The Department of City Planning has officially launched the requisite public review process for 960 Franklin Avenue, a contentious high-rise development in Crown Heights, Brooklyn. The proposal includes two 39-story buildings flanked by several additional volumes ranging from 16 to 20 stories.
Developers behind the proposals include Bruce Eichner’s Continuum Company and Lincoln Equities Group of Rutherford, NJ. Before the project can break ground, the developers would need to acquire special zoning permits to allow for greater residential density, overall height, and a waiver of typical parking requirements for a development of this scale.
Existing proposals specify the construction of 1,578 apartments including around 780 income restricted and affordable units for medium- to extremely low-income households, over 20,000 square feet of retail space, and 9,678 square feet of unspecified community facilities. The development would also include two separate parking garages. The entire development would comprise just under 1.4 million square feet.

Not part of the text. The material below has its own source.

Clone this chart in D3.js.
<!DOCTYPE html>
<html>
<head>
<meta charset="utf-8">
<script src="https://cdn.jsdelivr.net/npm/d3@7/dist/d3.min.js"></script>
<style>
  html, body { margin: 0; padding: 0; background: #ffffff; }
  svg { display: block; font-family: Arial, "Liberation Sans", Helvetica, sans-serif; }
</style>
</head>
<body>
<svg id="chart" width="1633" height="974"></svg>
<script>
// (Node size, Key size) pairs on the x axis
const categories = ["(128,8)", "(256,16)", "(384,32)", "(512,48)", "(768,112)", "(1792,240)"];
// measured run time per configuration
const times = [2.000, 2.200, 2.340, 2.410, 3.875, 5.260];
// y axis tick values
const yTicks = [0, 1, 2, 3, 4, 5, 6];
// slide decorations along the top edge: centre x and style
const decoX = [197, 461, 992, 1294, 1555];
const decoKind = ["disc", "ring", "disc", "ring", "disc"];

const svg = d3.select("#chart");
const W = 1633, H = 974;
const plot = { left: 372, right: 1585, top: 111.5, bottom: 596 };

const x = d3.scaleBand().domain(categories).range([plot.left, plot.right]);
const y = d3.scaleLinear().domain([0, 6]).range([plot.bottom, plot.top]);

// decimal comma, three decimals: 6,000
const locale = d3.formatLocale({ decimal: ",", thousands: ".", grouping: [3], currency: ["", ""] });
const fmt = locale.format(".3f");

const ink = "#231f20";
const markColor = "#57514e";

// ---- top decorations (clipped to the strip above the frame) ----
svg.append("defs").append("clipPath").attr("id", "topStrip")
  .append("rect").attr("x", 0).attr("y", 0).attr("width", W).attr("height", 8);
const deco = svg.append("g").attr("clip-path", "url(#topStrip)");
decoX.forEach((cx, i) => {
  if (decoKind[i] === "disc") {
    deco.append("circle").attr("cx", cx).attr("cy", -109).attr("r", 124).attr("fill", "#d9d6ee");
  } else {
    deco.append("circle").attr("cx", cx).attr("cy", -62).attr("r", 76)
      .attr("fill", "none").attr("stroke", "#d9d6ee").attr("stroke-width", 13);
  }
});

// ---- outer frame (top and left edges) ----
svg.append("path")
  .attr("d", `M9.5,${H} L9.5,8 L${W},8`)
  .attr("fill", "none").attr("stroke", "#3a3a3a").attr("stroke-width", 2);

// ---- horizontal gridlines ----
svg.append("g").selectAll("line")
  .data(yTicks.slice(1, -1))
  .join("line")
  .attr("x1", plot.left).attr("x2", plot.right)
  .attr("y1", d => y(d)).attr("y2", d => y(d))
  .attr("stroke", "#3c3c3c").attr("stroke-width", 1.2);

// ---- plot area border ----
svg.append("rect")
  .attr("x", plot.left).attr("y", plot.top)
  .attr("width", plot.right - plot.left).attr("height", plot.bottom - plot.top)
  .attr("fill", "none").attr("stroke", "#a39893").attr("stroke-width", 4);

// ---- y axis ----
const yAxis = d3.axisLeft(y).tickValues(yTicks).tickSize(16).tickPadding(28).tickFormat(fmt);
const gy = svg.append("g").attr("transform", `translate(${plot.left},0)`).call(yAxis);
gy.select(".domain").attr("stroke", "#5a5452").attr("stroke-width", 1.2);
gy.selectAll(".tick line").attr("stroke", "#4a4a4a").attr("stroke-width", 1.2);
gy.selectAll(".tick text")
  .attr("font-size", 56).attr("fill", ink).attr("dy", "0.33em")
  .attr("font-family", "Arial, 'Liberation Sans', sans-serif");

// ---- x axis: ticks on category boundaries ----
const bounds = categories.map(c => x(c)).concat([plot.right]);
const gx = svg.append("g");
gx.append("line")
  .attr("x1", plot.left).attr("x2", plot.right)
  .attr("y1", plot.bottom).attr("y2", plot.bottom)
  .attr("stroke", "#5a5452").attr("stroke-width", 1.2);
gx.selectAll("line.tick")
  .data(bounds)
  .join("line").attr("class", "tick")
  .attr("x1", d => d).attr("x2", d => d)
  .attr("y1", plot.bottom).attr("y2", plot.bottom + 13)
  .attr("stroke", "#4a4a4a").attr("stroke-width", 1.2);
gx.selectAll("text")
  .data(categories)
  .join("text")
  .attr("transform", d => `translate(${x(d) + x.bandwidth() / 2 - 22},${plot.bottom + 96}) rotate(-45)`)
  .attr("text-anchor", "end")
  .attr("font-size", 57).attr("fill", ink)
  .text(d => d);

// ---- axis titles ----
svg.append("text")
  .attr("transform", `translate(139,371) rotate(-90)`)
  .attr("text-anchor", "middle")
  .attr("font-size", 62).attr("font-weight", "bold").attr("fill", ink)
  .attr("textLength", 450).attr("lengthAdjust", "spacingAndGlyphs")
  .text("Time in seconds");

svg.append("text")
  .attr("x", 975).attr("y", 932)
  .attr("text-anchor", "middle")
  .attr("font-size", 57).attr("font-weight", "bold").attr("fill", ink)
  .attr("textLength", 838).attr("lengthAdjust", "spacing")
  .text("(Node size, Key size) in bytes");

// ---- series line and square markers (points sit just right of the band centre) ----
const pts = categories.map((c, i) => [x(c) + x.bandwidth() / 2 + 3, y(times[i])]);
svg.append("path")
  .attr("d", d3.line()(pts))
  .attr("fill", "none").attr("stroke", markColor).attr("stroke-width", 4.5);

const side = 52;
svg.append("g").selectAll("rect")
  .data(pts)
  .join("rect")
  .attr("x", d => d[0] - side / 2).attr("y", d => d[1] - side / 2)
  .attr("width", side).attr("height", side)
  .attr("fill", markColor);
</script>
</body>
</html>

In letters dated December 4 and 20, 2017, the Landmarks Preservation Commission indicated that the development site does not have archaeological significance and that the commission “did not have interest in preserving the on-site buildings” that will be demolished if the project is allowed to proceed.
Leading arguments against the development cite the anticipated shadows that would extend over a sizable portion of the Brooklyn Botanic Gardens. Located just 200 feet away from the historic gardens, shadows from the proposed development are anticipated to affect a total of 23 greenhouses and nurseries. Mayor Bill de Blasio recently flip-flopped against the development after initially commenting that he felt the project posed no serious detriment to the Botanic Gardens.
If approved, it is expected that development would be constructed in approximately four years following necessary approvals. Completion and occupancy could be expected as early as 2024.